President Biden is a disappointment. He has visited scenes of natural disasters and not once flicked out rolls of paper towels.

How old do you have to be to understand why I was taught to squeeze the toothpaste tube only from the bottom?

I am wondering when Florida or some other state will ban reruns of “Star Trek.” Tony Horwitz in Confederates in the Attic: Dispatches from the Unfinished Civil War (1998) reports that some white supremacists protested the show because to them, Mr. Spock—half human, half-Vulcan—was a coded promoter of miscegenation.

A story in a Jimmy Carter biography that I hope is true: Carter had said that he followed what his parents taught him, and he would never tell a lie. A reporter interviewed Jimmy’s mother and asked whether it was true that the Carters told no lies. Miss Lillian replied, “Maybe a little white one.” Asked for an example, Miss Lillian continued, “Remember how when you walked in here, I told you how sweet and pretty you were?”

Some people have tact and others tell the truth.

We had made it to the open sky after ascending the steep, slippery, worn, damp stairs. We were wet from the plunge in the cave’s pool, a cenote. At the picnic table next to us, two women were also toweling off. One then began putting on suntan lotion. I said that if she were planning to go into another cenote a few hundred meters away, that was mistake since she would just have to wash it off. To keep the waters in cenotes uncontaminated, swimmers must shower off lotions, perfumes, deodorants, and the like before going into the water. Even though you might think of Yucatan as a warm place, the cenote showers are colder than any mixed drinks I had there. I learned that the women were from the Netherlands. I asked to see their thumbs. They looked puzzled. I said that I heard that the Dutch all had large thumbs to plug holes in the dikes. This is a witticism I invariably drop when meeting someone from Holland because it invariably amuses me and no one else. One was a nurse and the other a social worker. They worked together in a drug addiction clinic for 18–24-year-olds. Even in the civilized Netherlands addiction destroys lives.

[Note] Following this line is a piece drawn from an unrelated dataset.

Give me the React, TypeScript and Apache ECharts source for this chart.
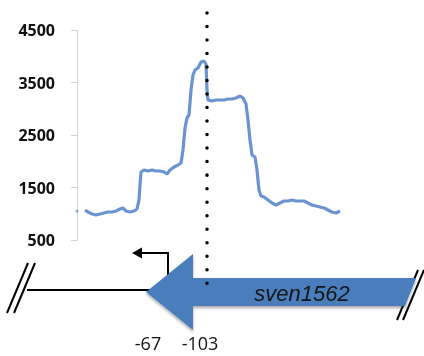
import { useEffect, useRef } from 'react';
import * as echarts from 'echarts';

// Read coverage profile (position offset along promoter region, signal value)
const positions = [
  8, 11, 15, 19, 23, 27, 31, 35, 39, 43, 46, 49, 53, 57, 60, 62, 63, 64, 67, 71,
  75, 79, 83, 87, 90, 93, 97, 101, 104, 106, 108, 110, 112, 114, 116, 118, 121, 124, 127, 129,
  130, 131, 135, 139, 143, 147, 151, 155, 159, 163, 166, 169, 171, 173, 175, 178, 180, 182, 184, 187,
  191, 195, 199, 203, 207, 211, 215, 219, 223, 227, 231, 235, 239, 243, 247, 251, 255, 259, 263,
];
const coverage = [
  1071, 1033, 995, 976, 995, 1014, 1033, 1033, 1052, 1090, 1110, 1052, 1033, 1052, 1090, 1262, 1547, 1795, 1833, 1814,
  1833, 1814, 1814, 1795, 1757, 1833, 1890, 1928, 1966, 2214, 2633, 2824, 2881, 3357, 3643, 3738, 3776, 3890, 3909, 3852,
  3357, 3167, 3147, 3167, 3167, 3167, 3186, 3186, 3205, 3243, 3205, 3090, 2786, 2405, 2119, 2081, 1833, 1452, 1338, 1319,
  1262, 1205, 1167, 1205, 1243, 1243, 1262, 1243, 1243, 1243, 1205, 1167, 1148, 1129, 1110, 1071, 1033, 1014, 1052,
];
const startPoint = [0, 1050];
const yMin = 500;
const yMax = 4500;
const yStep = 1000;
const xMax = 264;
const markedPosition = 130; // -103 site (dotted line)
const tssLabels = ['-67', '-103'];
const geneName = 'sven1562';

export default function App() {
  const ref = useRef<HTMLDivElement>(null);
  useEffect(() => {
    if (!ref.current) return;
    const chart = echarts.init(ref.current, null, { renderer: 'svg' });
    chart.setOption({
      animation: false,
      grid: { left: 77, right: 424 - 77 - xMax, top: 30, bottom: 116 },
      xAxis: {
        type: 'value',
        min: 0,
        max: xMax,
        show: false,
      },
      yAxis: {
        type: 'value',
        min: yMin,
        max: yMax,
        interval: yStep,
        axisLine: { show: true, lineStyle: { color: '#d4d4d4', width: 1 } },
        axisTick: { show: true, length: 6, lineStyle: { color: '#d4d4d4' } },
        splitLine: { show: false },
        axisLabel: {
          margin: 22,
          color: '#111',
          fontFamily: 'Open Sans',
          fontWeight: 'bold',
          fontSize: 16,
          formatter: (v: number) => String(v),
        },
      },
      series: [
        {
          type: 'line',
          data: positions.map((p, i) => [p, coverage[i]]),
          symbol: 'none',
          lineStyle: { color: '#6b93d2', width: 3.2 },
          z: 3,
        },
        {
          type: 'scatter',
          data: [startPoint],
          symbolSize: 3,
          itemStyle: { color: '#6b93d2' },
        },
      ],
    });
    const mx = chart.convertToPixel({ xAxisIndex: 0 }, markedPosition) as number;
    const lineY = 290;
    chart.setOption({
      graphic: [
        // left break marks
        { type: 'line', shape: { x1: 7, y1: 313, x2: 28, y2: 263 }, style: { stroke: '#000', lineWidth: 2 } },
        { type: 'line', shape: { x1: 14, y1: 313, x2: 35, y2: 263 }, style: { stroke: '#000', lineWidth: 2 } },
        // upstream line
        { type: 'line', shape: { x1: 27, y1: lineY, x2: 152, y2: lineY }, style: { stroke: '#000', lineWidth: 2 } },
        // transcription start bent arrow
        { type: 'polyline', shape: { points: [[168, 278], [168, 253], [140, 253]] }, style: { stroke: '#000', lineWidth: 2, fill: null } },
        { type: 'polygon', shape: { points: [[132, 253], [142, 247.5], [142, 258.5]] }, style: { fill: '#000' } },
        // gene arrow
        {
          type: 'polygon',
          shape: {
            points: [[146, 292], [193, 254], [193, 278], [416, 278], [405, 306], [193, 306], [193, 330]],
          },
          style: {
            fill: '#4a7dbb',
            shadowColor: 'rgba(0,0,0,0.35)',
            shadowBlur: 3,
            shadowOffsetY: 2,
          },
          z: 5,
        },
        {
          type: 'text',
          x: 302,
          y: 293,
          style: {
            text: geneName,
            fill: '#151515',
            font: 'italic 22px "Liberation Sans"',
            textAlign: 'center',
            textVerticalAlign: 'middle',
          },
          z: 6,
        },
        // right break marks
        { type: 'line', shape: { x1: 397, y1: 320, x2: 418, y2: 270 }, style: { stroke: '#000', lineWidth: 2 } },
        { type: 'line', shape: { x1: 403, y1: 320, x2: 424, y2: 270 }, style: { stroke: '#000', lineWidth: 2 } },
        // dotted marker line
        {
          type: 'line',
          shape: { x1: mx, y1: 13, x2: mx, y2: 284 },
          style: { stroke: '#000', lineWidth: 3.5, lineDash: [0.01, 13.5], lineCap: 'round' },
          z: 10,
        },
        // position labels
        {
          type: 'text',
          x: 148,
          y: 343,
          style: { text: tssLabels[0], fill: '#111', font: '18px "Open Sans"', textAlign: 'center', textVerticalAlign: 'middle' },
        },
        {
          type: 'text',
          x: 200,
          y: 343,
          style: { text: tssLabels[1], fill: '#111', font: '18px "Open Sans"', textAlign: 'center', textVerticalAlign: 'middle' },
        },
      ],
    });
    return () => chart.dispose();
  }, []);
  return <div ref={ref} style={{ position: 'fixed', left: 0, top: 0, width: 424, height: 356 }} />;
}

It was sad that they said that fentanyl was becoming an increasing problem.

A boss a while back was being interviewed on television. He said that, of course, no one actually made the median salary. Yet another reason, I thought, to get out of the job I was in.

An elderly woman at the pharmacy was deciding which of her drugs she should take home because she could not afford them all. I felt very sadly American as the scene unfolded.

A few years back an observer said, “Our forefathers objected to taxation without representation. Now we would be glad to get taxation without misrepresentation.”